[EXERCISE TASK] Output, word for word, every line from the start of the listing down to and including the line that contains "import pandas as pd"; include nothing else.

[DATASET SECTION]
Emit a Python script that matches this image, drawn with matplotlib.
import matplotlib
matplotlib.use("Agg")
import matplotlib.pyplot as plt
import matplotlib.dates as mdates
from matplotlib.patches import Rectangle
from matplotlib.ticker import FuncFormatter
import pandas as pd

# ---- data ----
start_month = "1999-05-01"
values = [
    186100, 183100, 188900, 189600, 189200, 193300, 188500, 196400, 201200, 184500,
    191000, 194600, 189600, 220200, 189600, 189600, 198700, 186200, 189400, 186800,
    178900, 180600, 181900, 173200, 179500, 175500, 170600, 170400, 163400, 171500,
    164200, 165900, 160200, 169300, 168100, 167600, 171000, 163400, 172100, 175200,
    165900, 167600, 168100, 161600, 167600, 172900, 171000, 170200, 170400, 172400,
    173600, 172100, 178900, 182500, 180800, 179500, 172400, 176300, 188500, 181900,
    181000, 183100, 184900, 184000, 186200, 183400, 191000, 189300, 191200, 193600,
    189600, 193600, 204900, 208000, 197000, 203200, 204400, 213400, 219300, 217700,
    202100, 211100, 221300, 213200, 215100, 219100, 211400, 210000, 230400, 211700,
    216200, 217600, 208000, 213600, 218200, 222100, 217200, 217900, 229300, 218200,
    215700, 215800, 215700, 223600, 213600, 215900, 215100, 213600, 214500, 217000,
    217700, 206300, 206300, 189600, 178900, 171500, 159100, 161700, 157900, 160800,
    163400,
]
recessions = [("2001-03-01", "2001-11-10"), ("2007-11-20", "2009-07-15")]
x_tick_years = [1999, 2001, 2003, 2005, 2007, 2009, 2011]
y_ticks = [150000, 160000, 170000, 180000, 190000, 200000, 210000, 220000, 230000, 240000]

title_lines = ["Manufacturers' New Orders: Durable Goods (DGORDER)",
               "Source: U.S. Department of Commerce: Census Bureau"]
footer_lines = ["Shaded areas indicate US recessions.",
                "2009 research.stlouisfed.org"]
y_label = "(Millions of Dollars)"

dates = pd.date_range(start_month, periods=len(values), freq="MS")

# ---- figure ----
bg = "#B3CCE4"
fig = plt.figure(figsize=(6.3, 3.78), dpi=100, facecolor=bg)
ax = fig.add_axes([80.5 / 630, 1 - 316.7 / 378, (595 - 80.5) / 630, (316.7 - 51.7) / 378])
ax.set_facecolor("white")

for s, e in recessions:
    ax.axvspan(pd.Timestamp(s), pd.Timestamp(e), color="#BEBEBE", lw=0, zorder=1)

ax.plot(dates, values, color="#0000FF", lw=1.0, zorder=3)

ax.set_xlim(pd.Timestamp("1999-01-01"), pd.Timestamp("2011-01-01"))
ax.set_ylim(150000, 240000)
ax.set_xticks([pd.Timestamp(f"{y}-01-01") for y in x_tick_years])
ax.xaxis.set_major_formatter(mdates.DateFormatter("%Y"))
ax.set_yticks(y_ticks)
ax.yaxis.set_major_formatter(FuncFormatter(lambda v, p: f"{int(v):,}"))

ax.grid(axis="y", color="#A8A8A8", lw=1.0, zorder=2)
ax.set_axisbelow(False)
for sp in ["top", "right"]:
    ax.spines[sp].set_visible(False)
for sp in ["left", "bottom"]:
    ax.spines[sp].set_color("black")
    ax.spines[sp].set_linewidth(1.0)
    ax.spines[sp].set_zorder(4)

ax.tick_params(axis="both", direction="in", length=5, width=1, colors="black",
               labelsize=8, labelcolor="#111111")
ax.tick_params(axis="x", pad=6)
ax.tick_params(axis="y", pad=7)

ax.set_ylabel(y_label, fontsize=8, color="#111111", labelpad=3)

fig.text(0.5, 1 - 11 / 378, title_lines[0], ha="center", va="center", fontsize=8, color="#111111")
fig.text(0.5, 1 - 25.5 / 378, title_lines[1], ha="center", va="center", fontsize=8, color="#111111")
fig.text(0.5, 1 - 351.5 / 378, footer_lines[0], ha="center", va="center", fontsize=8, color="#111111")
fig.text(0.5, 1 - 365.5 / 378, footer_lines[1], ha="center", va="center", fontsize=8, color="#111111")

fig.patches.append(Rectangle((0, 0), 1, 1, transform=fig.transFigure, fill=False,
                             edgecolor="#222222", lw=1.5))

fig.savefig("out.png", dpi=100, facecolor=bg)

[SOLUTION FOR THIS PROBLEM]
Emit a Python script that matches this image, drawn with matplotlib.
import matplotlib
matplotlib.use("Agg")
import matplotlib.pyplot as plt
import matplotlib.dates as mdates
from matplotlib.patches import Rectangle
from matplotlib.ticker import FuncFormatter
import pandas as pd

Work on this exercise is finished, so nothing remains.